Reflection by TNFP's Office Coordinator, Elizabeth Langgle-Martin
"For everyone born, a place at the table; for everyone born, clean water and bread, a shelter, a space, a safe place for growing; for everyone born, a star over head." - Shirley Erena Murray
Lately, I’ve heard a lot of discussions surrounding the proposed changes to the existing SNAP program. If you’ve been on social media or even scanned the news, you most likely have caught wind of the conversation.
First of all, what is SNAP, and who does it serve? SNAP (Supplementary Nutritional Assistance Program) was formerly known as the food stamp program. SNAP is the federal benefit with which families around the United States purchase food items from grocery stores and farmers’ markets. The USDA reports that two thirds of SNAP participants last year were children, elderly, or had a disability. In January of 2018, 81,809 individuals in Davidson County alone received SNAP assistance. Currently, eligible individuals or families receive their approved amount of funds each month directly to a debit-style benefit card. The allotted amount can be spent on eligible food items from participating vendors. The average amount of the benefit tends to be about $1.52 per eligible person per meal.
Recent proposed changes suggest eliminating the debit type card which allows participants to choose ingredients and construct meals like non-participating families. These benefits would be replaced, at least in part, with a monthly government issued box of non-perishable staples. Reports suggest that these boxes would include items such peanut butter, pastas, and canned vegetables.
These proposed changes have The Nashville Food Project team actively thinking and talking about why we believe access to fresh foods and freedom of choice when thinking about food is essential to effectively supporting the families that rely on SNAP to supplement their grocery budgets and make ends meet.
Here are some of our reflections on what we believe are essential components to good food support:
Access to fresh foods
We believe that all people deserve access to fresh, nutritious food. Take a look at TNFP’s vision statement: “The Nashville Food Project embraces a vision of vibrant community food security in which everyone in Nashville has access to the food they want and need through a just and sustainable food system.” We believe that a just and sustainable system means families having access to foods that haven’t undergone extensive processing, foods that contribute to a healthy lifestyle. Fresh lettuce, ripe tomatoes, and peaches that aren’t drowning in heavy syrup shouldn’t be considered the food of the elite.
Self-Determination and Dignity
Years of working with individuals who are straddling the poverty line has taught me that people are the experts of their own experience. The most resilient folks I have known are people who manage to grow riverside food gardens while living in a tent or who hand deliver a birthday card after spending the night sleeping on a church stoop. In college, one of my professors once said that if someone’s situation or struggle was simple, they would have already figured it out themselves.
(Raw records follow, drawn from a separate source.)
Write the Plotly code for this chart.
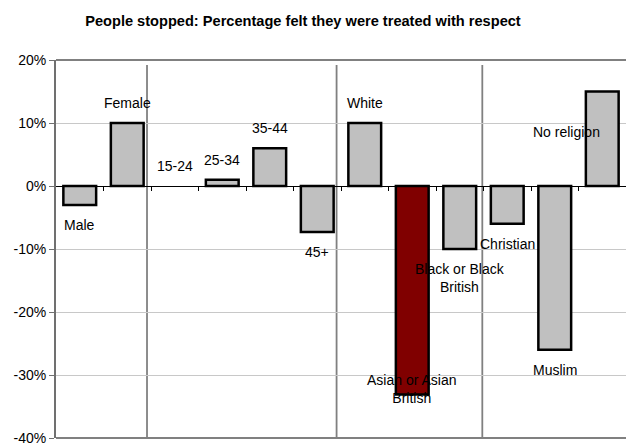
import plotly.graph_objects as go

# Survey groups and the change in share of people stopped who felt respected
groups = ["Male", "Female", "15-24", "25-34", "35-44", "45+", "White",
          "Asian or Asian<br>British", "Black or Black<br>British",
          "Christian", "Muslim", "No religion"]
values = [-3, 10, 0, 1, 6, -7.3, 10, -33.1, -10, -6, -26, 15]
highlight = "Asian or Asian<br>British"

y_ticks = [20, 10, 0, -10, -20, -30, -40]
y_tick_text = ["20%", "10%", "0%", "-10%", "-20%", "-30%", "-40%"]

# group separators (gender | age | ethnicity | religion), in category units
separators = [1.416, 5.407, 8.475]

FONT = "Liberation Sans, Arial, sans-serif"
idx = list(range(len(groups)))
colors = ["#800000" if g == highlight else "#c0c0c0" for g in groups]
edge_widths = [0 if v == 0 else 2.5 for v in values]

fig = go.Figure()
fig.add_trace(go.Bar(
    x=idx, y=values, width=0.69,
    marker=dict(color=colors, line=dict(color="black", width=edge_widths)),
    hoverinfo="skip", showlegend=False,
))

# category labels: above positive bars, below negative ones
special = {
    highlight: dict(x=7, y=-32.2, yanchor="middle", yshift=0),
    "No religion": dict(x=10.24, y=8.5, yanchor="middle", yshift=0),
}
for i, (g, v) in enumerate(zip(groups, values)):
    if g in special:
        pos = special[g]
    elif v >= 0:
        pos = dict(x=i, y=v, yanchor="bottom", yshift=10)
    else:
        pos = dict(x=i, y=v, yanchor="top", yshift=-10)
    fig.add_annotation(text=g, xref="x", yref="y", showarrow=False,
                       xanchor="center", align="center",
                       font=dict(family=FONT, size=14, color="black"),
                       **pos)

shapes = []
for s in separators:
    shapes.append(dict(type="line", xref="x", yref="paper", x0=s, x1=s,
                       y0=0, y1=0.987, line=dict(color="#808080", width=1.8),
                       layer="below"))
# top and bottom frame
for yy in (0, 1):
    shapes.append(dict(type="line", xref="paper", yref="paper", x0=0, x1=1.01,
                       y0=yy, y1=yy, line=dict(color="#808080", width=2),
                       layer="below"))

fig.update_layout(
    width=626, height=446,
    margin=dict(l=56, r=0, t=60, b=4),
    paper_bgcolor="white", plot_bgcolor="white",
    title=dict(text="<b>People stopped: Percentage felt they were treated with respect</b>",
               x=0.484, xanchor="center", y=0.953, yanchor="middle",
               font=dict(family=FONT, size=14.6, color="black")),
    shapes=shapes,
    bargap=0.3,
    xaxis=dict(range=[-0.5, len(groups) - 0.5], showgrid=False, zeroline=False,
               anchor="free", position=2 / 3, showline=True, linecolor="black",
               linewidth=1, ticks="outside", ticklen=4, tickcolor="black",
               tickvals=[k + 0.5 for k in range(len(groups) - 1)],
               showticklabels=False),
    yaxis=dict(range=[-40, 20], tickvals=y_ticks, ticktext=y_tick_text,
               showgrid=True, gridcolor="#c8c8c8", gridwidth=1,
               zeroline=False, showline=True, linecolor="#707070", linewidth=2,
               ticks="outside", ticklen=5, tickcolor="#707070",
               ticklabeloverflow="allow",
               tickfont=dict(family=FONT, size=14, color="black")),
)

fig.write_html("out.html")
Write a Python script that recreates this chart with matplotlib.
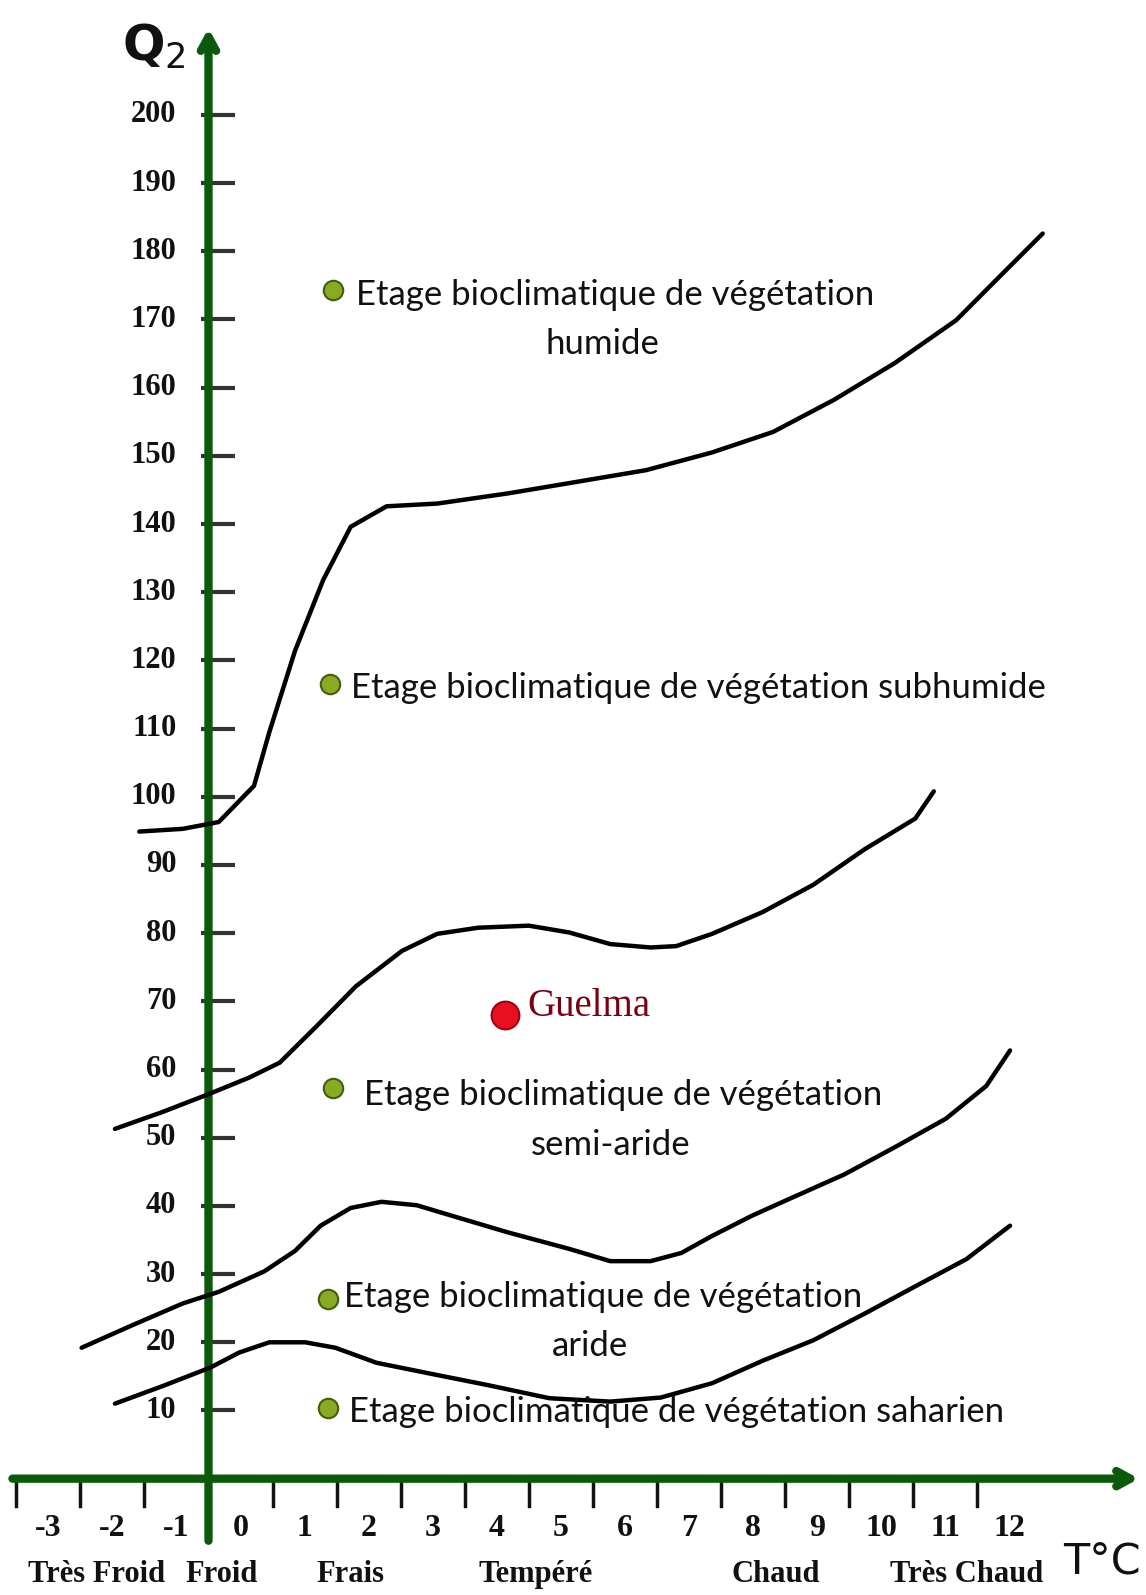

Poverty is the result of complex systems, years of discrimination, resource access issues, and income inequality. Removing everyday choices and elements of self-determination from SNAP participants inherently suggests that their experience of poverty is purely the result of a personal failing, a failing so great that they now require someone who hasn’t struggled in the same way to tell them what is or is not acceptable to purchase, prepare, and serve to their families. Many families already feel an element of shame for needing to utilize a supplemental program, but to remove the ability to shop alongside non-participating families would further alienate already marginalized groups of people.
Value of Cultural Identity
Do you have a favorite holiday dish that your grandmother made or a cake that your family bakes for every birthday? Many of us were raised with meals and recipes passed down for generations. However, traditional meals for a new American family from Burma might look very different from someone raised in urban areas of Chicago, which would vary greatly from meals prepared in New Orleans.
Food is deeply personal and tied to who we are and where we are from. We create traditions utilizing food and share who we are with others through its preparation. When freedom of choice is eliminated from the foods we eat and replaced with “cookie cutter options,” we discount the way that culture and tradition influence our eating habits and vice versa. We believe that limiting control over one’s own food choices, choices that reflect one’s tastes and traditions, would render a serious flaw in any type of nutrition assistance program.
While SNAP isn’t a perfect program in its current state, it’s essential that any changes to the program serve to increase participants’ access to a variety of fresh foods and allow for food choices that reflect the nutritional and cultural needs of each participant. Without these, any program would be a step backward.
Obviously, SNAP is not the only way to increase access to fresh, nutritious foods for families in need. Here are a few things you can do to help support and increase in fresh, nutritious food for families experiencing food instability:
1. Share extra fresh produce from your gardens with a local food bank (or if you are in the Nashville area, with The Nashville Food Project, of course)!
2. Support community gardening initiatives which increase land access for under-resourced neighbors to grow their own food.
3. Help de-stigmatize nutrition assistance programs such as SNAP by sharing factual, well researched information. Here is a good starting point to learn more.
Most importantly, we must remember that there is enough. It’s easy to fall into a mindset of scarcity. However, it’s essential to recall that 40% of the food produced in the United States goes to waste. There is plenty of food to meet the needs of all people and plenty of room at the table.